● Figure scripts:
..............................
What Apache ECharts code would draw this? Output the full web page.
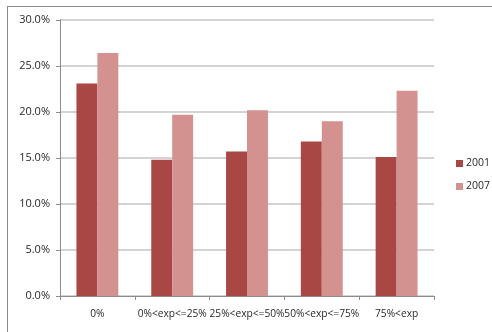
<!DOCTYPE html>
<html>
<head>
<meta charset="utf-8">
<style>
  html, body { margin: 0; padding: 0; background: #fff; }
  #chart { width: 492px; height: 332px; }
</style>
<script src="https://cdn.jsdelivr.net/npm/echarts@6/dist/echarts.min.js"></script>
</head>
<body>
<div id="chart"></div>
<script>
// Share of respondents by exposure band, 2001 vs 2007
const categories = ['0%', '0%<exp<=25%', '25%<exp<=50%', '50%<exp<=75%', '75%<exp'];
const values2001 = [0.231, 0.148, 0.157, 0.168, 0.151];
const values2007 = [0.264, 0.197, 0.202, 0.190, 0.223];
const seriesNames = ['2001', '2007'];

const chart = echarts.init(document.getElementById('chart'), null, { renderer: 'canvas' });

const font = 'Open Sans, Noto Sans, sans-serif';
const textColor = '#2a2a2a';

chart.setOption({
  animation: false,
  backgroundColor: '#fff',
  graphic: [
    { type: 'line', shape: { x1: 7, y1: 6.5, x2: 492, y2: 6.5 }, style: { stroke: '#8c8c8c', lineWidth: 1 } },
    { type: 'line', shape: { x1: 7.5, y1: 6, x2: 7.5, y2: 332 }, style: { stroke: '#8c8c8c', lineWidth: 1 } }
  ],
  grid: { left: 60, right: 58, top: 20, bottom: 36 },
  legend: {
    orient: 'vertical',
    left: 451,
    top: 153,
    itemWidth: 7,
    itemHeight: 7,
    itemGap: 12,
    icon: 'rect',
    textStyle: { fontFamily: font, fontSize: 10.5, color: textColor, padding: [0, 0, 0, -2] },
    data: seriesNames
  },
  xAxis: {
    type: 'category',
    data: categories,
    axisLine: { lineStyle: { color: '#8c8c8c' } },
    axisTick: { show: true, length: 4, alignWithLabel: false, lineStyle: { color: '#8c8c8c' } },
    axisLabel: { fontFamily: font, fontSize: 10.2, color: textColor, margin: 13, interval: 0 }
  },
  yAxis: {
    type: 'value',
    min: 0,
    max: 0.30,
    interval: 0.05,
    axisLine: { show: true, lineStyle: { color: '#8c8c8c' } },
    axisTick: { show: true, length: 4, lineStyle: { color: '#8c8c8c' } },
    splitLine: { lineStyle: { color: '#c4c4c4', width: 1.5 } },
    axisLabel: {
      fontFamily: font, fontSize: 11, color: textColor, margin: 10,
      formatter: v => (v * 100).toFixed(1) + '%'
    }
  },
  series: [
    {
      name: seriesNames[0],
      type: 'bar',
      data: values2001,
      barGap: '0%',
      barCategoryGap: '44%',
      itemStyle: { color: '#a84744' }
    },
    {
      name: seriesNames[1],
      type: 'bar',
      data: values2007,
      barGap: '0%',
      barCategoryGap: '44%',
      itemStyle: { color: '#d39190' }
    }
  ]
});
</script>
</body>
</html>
..............................
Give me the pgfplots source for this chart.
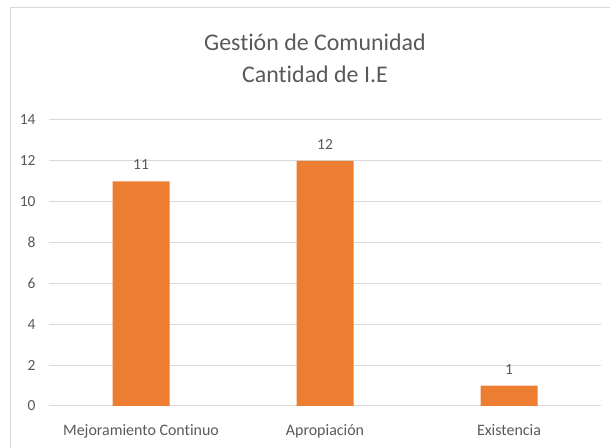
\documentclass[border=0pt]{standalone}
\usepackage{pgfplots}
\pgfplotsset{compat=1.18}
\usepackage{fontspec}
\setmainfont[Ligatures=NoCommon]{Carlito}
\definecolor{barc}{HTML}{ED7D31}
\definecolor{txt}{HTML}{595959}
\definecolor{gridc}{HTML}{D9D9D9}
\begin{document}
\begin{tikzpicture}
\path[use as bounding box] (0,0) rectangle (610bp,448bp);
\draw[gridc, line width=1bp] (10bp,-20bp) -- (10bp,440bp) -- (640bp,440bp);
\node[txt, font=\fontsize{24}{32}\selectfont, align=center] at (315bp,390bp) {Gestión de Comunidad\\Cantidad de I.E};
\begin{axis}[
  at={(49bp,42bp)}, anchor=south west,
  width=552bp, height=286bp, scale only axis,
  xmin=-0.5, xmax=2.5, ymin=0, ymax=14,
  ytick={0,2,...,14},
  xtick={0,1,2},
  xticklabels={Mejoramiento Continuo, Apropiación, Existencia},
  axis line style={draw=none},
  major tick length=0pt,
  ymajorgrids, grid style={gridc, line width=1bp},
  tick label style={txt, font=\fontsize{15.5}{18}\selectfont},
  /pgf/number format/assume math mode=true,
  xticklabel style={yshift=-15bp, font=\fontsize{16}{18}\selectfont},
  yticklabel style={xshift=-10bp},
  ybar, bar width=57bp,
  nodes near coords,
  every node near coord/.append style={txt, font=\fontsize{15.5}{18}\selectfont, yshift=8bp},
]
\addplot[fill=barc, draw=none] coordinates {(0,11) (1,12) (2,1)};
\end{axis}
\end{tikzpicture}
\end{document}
..............................
● DIRECTIVE: In the listing above, find the line containing "What Apache ECharts" and the line containing "const textColor = '#2a2a2a';", then output those two lines and everything between them exactly as written, without the images.

● ANSWER IN FULL:
What Apache ECharts code would draw this? Output the full web page.
<!DOCTYPE html>
<html>
<head>
<meta charset="utf-8">
<style>
  html, body { margin: 0; padding: 0; background: #fff; }
  #chart { width: 492px; height: 332px; }
</style>
<script src="https://cdn.jsdelivr.net/npm/echarts@6/dist/echarts.min.js"></script>
</head>
<body>
<div id="chart"></div>
<script>
// Share of respondents by exposure band, 2001 vs 2007
const categories = ['0%', '0%<exp<=25%', '25%<exp<=50%', '50%<exp<=75%', '75%<exp'];
const values2001 = [0.231, 0.148, 0.157, 0.168, 0.151];
const values2007 = [0.264, 0.197, 0.202, 0.190, 0.223];
const seriesNames = ['2001', '2007'];

const chart = echarts.init(document.getElementById('chart'), null, { renderer: 'canvas' });

const font = 'Open Sans, Noto Sans, sans-serif';
const textColor = '#2a2a2a';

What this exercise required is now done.